* _Task instructions_: Repeat the material in full. Keep every line exactly as it is.

* _Information supplied_:
═══

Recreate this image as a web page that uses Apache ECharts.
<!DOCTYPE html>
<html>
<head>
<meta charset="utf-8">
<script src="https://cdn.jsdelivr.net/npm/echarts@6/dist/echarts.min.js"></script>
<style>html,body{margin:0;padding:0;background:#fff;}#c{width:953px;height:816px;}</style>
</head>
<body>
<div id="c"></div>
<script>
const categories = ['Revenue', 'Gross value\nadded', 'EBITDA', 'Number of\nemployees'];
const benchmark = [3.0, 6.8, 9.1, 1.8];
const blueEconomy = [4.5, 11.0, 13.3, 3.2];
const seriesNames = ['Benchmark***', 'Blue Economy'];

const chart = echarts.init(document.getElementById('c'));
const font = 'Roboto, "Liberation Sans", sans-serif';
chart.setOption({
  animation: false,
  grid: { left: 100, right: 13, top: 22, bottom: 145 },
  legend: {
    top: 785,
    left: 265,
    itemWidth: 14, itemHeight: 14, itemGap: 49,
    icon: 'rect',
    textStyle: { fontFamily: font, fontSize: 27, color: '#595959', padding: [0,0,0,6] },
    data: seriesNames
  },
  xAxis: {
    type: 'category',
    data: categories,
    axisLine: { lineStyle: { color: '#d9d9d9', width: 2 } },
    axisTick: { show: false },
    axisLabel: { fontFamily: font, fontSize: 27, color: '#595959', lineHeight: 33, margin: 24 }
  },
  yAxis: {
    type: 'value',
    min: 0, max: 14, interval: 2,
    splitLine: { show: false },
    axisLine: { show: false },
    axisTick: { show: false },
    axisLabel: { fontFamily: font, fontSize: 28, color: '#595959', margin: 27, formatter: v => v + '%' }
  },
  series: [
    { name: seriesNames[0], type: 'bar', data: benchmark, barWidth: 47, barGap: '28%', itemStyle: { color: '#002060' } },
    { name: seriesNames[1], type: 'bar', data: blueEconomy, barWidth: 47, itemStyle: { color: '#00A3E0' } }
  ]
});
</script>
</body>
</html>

═══

* _Result_:
Recreate this image as a web page that uses Apache ECharts.
<!DOCTYPE html>
<html>
<head>
<meta charset="utf-8">
<script src="https://cdn.jsdelivr.net/npm/echarts@6/dist/echarts.min.js"></script>
<style>html,body{margin:0;padding:0;background:#fff;}#c{width:953px;height:816px;}</style>
</head>
<body>
<div id="c"></div>
<script>
const categories = ['Revenue', 'Gross value\nadded', 'EBITDA', 'Number of\nemployees'];
const benchmark = [3.0, 6.8, 9.1, 1.8];
const blueEconomy = [4.5, 11.0, 13.3, 3.2];
const seriesNames = ['Benchmark***', 'Blue Economy'];

const chart = echarts.init(document.getElementById('c'));
const font = 'Roboto, "Liberation Sans", sans-serif';
chart.setOption({
  animation: false,
  grid: { left: 100, right: 13, top: 22, bottom: 145 },
  legend: {
    top: 785,
    left: 265,
    itemWidth: 14, itemHeight: 14, itemGap: 49,
    icon: 'rect',
    textStyle: { fontFamily: font, fontSize: 27, color: '#595959', padding: [0,0,0,6] },
    data: seriesNames
  },
  xAxis: {
    type: 'category',
    data: categories,
    axisLine: { lineStyle: { color: '#d9d9d9', width: 2 } },
    axisTick: { show: false },
    axisLabel: { fontFamily: font, fontSize: 27, color: '#595959', lineHeight: 33, margin: 24 }
  },
  yAxis: {
    type: 'value',
    min: 0, max: 14, interval: 2,
    splitLine: { show: false },
    axisLine: { show: false },
    axisTick: { show: false },
    axisLabel: { fontFamily: font, fontSize: 28, color: '#595959', margin: 27, formatter: v => v + '%' }
  },
  series: [
    { name: seriesNames[0], type: 'bar', data: benchmark, barWidth: 47, barGap: '28%', itemStyle: { color: '#002060' } },
    { name: seriesNames[1], type: 'bar', data: blueEconomy, barWidth: 47, itemStyle: { color: '#00A3E0' } }
  ]
});
</script>
</body>
</html>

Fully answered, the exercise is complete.